Reproduce exactly the opening lines of the listing, stopping after the line that contains "from matplotlib.ticker import" and including it.

***

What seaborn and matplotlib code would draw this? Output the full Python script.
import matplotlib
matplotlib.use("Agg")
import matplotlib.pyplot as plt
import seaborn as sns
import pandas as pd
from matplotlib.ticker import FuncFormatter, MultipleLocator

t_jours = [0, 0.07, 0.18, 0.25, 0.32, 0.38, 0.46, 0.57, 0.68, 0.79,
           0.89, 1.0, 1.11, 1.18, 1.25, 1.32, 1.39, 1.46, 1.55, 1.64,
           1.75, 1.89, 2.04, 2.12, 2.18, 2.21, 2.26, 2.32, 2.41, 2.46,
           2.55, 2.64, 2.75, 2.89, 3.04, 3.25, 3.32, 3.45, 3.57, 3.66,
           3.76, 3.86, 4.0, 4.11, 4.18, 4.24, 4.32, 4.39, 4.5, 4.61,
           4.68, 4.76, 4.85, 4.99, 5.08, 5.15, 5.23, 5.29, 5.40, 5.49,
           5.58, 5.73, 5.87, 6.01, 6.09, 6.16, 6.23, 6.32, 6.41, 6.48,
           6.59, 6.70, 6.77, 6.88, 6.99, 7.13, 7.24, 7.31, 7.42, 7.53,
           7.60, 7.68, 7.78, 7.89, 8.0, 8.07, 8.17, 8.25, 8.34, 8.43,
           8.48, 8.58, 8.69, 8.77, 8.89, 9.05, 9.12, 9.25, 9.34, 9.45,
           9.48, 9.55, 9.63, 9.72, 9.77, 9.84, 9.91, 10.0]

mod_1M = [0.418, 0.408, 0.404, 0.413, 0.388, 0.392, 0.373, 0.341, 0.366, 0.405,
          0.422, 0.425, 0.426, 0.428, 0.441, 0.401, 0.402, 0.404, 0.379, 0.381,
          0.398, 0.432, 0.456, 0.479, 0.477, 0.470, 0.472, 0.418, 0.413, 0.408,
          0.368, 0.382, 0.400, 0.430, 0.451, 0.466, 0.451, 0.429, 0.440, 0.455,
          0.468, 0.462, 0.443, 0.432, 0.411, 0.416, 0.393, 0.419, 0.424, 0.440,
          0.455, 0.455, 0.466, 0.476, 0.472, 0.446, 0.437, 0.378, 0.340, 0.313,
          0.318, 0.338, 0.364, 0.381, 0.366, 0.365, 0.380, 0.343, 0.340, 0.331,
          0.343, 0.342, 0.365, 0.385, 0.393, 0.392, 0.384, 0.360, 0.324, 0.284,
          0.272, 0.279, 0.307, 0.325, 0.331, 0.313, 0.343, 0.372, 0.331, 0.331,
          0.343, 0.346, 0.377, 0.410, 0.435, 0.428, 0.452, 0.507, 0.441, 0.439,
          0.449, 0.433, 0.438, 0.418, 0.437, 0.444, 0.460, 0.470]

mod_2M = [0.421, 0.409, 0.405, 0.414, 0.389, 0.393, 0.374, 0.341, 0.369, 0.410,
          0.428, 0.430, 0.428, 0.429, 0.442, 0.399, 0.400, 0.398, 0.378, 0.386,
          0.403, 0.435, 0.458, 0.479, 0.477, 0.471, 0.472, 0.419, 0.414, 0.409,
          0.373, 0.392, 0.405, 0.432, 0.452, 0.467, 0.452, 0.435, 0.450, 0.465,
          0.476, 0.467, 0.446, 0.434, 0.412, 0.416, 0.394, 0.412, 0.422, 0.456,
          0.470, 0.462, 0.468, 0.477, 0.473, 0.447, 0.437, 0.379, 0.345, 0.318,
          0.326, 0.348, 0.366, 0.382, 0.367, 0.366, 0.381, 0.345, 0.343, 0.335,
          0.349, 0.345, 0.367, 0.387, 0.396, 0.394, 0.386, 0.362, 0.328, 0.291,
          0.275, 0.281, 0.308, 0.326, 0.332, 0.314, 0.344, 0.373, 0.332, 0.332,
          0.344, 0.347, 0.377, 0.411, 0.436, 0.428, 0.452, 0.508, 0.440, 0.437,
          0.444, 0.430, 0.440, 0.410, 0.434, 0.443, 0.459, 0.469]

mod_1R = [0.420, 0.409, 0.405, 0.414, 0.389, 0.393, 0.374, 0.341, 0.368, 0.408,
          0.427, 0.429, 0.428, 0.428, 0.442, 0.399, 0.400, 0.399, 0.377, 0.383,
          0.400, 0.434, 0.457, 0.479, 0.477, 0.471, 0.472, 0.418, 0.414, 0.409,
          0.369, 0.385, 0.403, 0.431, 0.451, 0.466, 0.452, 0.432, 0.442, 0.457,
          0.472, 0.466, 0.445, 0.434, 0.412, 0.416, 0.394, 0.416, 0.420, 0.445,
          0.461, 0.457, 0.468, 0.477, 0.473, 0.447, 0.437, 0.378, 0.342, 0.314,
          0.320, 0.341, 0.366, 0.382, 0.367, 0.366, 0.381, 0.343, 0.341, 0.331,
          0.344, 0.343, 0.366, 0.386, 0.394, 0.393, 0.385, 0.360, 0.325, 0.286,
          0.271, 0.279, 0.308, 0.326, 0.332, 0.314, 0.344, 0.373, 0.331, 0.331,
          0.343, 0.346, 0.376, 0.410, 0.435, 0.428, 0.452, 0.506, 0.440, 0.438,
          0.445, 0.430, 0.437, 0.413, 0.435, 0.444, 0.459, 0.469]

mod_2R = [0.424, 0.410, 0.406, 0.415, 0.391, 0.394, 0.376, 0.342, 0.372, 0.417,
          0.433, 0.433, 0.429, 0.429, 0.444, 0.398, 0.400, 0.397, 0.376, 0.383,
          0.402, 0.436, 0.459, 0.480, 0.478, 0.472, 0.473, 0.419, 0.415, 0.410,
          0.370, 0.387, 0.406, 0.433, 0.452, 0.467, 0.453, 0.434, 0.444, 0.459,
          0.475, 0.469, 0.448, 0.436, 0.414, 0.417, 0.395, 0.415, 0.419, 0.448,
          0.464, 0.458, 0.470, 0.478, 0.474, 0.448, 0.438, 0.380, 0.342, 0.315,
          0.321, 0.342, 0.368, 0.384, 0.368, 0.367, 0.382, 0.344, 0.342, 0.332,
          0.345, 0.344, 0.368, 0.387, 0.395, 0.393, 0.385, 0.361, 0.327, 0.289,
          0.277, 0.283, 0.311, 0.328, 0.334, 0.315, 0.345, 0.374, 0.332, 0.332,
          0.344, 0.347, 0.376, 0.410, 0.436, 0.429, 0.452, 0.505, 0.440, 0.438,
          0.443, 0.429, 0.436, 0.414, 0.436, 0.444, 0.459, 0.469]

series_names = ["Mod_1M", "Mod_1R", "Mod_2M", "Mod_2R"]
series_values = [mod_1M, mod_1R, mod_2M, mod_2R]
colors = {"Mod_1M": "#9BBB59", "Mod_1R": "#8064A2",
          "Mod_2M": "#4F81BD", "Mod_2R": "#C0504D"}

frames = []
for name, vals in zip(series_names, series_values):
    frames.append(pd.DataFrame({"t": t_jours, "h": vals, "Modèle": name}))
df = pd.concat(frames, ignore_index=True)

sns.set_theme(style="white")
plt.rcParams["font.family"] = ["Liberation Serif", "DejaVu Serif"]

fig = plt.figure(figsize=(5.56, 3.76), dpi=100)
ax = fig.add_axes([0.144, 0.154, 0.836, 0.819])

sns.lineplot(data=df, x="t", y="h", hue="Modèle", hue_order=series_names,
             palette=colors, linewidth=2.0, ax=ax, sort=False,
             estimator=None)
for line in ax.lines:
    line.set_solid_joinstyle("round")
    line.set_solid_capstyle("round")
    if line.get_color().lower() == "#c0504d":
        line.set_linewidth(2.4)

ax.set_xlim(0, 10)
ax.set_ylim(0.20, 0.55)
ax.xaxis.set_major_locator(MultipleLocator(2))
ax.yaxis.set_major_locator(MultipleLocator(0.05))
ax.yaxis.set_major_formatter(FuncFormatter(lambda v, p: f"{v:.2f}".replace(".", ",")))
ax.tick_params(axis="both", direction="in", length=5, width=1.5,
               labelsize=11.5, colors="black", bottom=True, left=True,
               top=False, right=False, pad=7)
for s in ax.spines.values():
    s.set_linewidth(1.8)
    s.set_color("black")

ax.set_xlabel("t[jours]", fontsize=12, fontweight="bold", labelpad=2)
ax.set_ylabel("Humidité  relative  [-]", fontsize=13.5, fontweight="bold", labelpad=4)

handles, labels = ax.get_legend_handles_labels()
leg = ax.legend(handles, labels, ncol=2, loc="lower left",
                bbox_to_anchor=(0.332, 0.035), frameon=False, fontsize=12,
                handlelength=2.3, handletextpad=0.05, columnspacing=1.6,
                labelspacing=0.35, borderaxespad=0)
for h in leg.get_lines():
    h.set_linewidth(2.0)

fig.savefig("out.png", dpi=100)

***

**EXPECTED ANSWER:**
What seaborn and matplotlib code would draw this? Output the full Python script.
import matplotlib
matplotlib.use("Agg")
import matplotlib.pyplot as plt
import seaborn as sns
import pandas as pd
from matplotlib.ticker import FuncFormatter, MultipleLocator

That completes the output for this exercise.